Solving the word puzzle: morphological analysis beyond stem and affixes

Project Overview

Project

Solving the word puzzle: morphological analysis beyond stem and affixes

Project members:

Dr Sacha Beniamine

Prof Greville Corbett

Period of award

1 February 2021 - 31 March 2023

Funder:

British Academy

In the few milliseconds necessary for speakers to say a word and for listeners to understand it, they both make several elaborate deductions. The internal structure of words can be a crucial source of information for these deductions, particularly when words have multiple grammatical forms, a process known as inflection. Across languages, the nature and number of contrasts expressed through inflection can vary greatly. While a language such as English has only a handful of grammatical distinctions, some languages can have up to thousands. Moreover, these distinctions can be manifested by diverse intricate sound contrasts. For example, the verbal system of English would be simple if all verbs conformed to the pattern of jump~jumped, which can be neatly segmented into a stem (jump) and affixes (-ed). But across languages, many words behave more like the pair think~thought which resist segmentation. In many languages, layers of regularity and idiosyncrasy further complicate the matter. Understanding the puzzling complexity of inflection is essential to explain the structure and evolution of the world's languages. Yet, linguistics still lacks a consistent, predictable methodology to study inflection.

To assess inflectional complexity across languages, this project investigates word structures across typologically diverse languages, using quantitative, computational tools.

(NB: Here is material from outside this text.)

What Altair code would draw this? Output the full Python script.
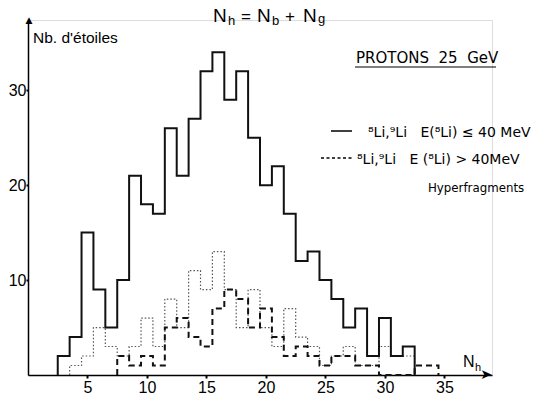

Current studies in this area have two main – but related – shortcomings. First, they often start from pre-analysed paradigms, where forms have been segmented by hand into stems (removed from the data) and affixes. These affixal tables are not commensurate across languages. Second, studies focus on assessing how difficult it is for speakers to predict forms for a given meaning, and ignore the parallel problem of deducing the grammatical meaning of a given form. This question is key to automating word structure analysis.

The project remedies both by providing data, developing computational tools to analyse inflected words, and studying the organisation of inflectional exponence. We work on gathering, digitising, and standardising inflectional lexicons, coordinating with the international morphology community to spread the use of common standards and ensure interoperability. To solve the long standing Segmentation Problem, we write computational tools which focus on characterizing gradient information in words. Finally, our goal is to build a quantitative typology of inflected word structure.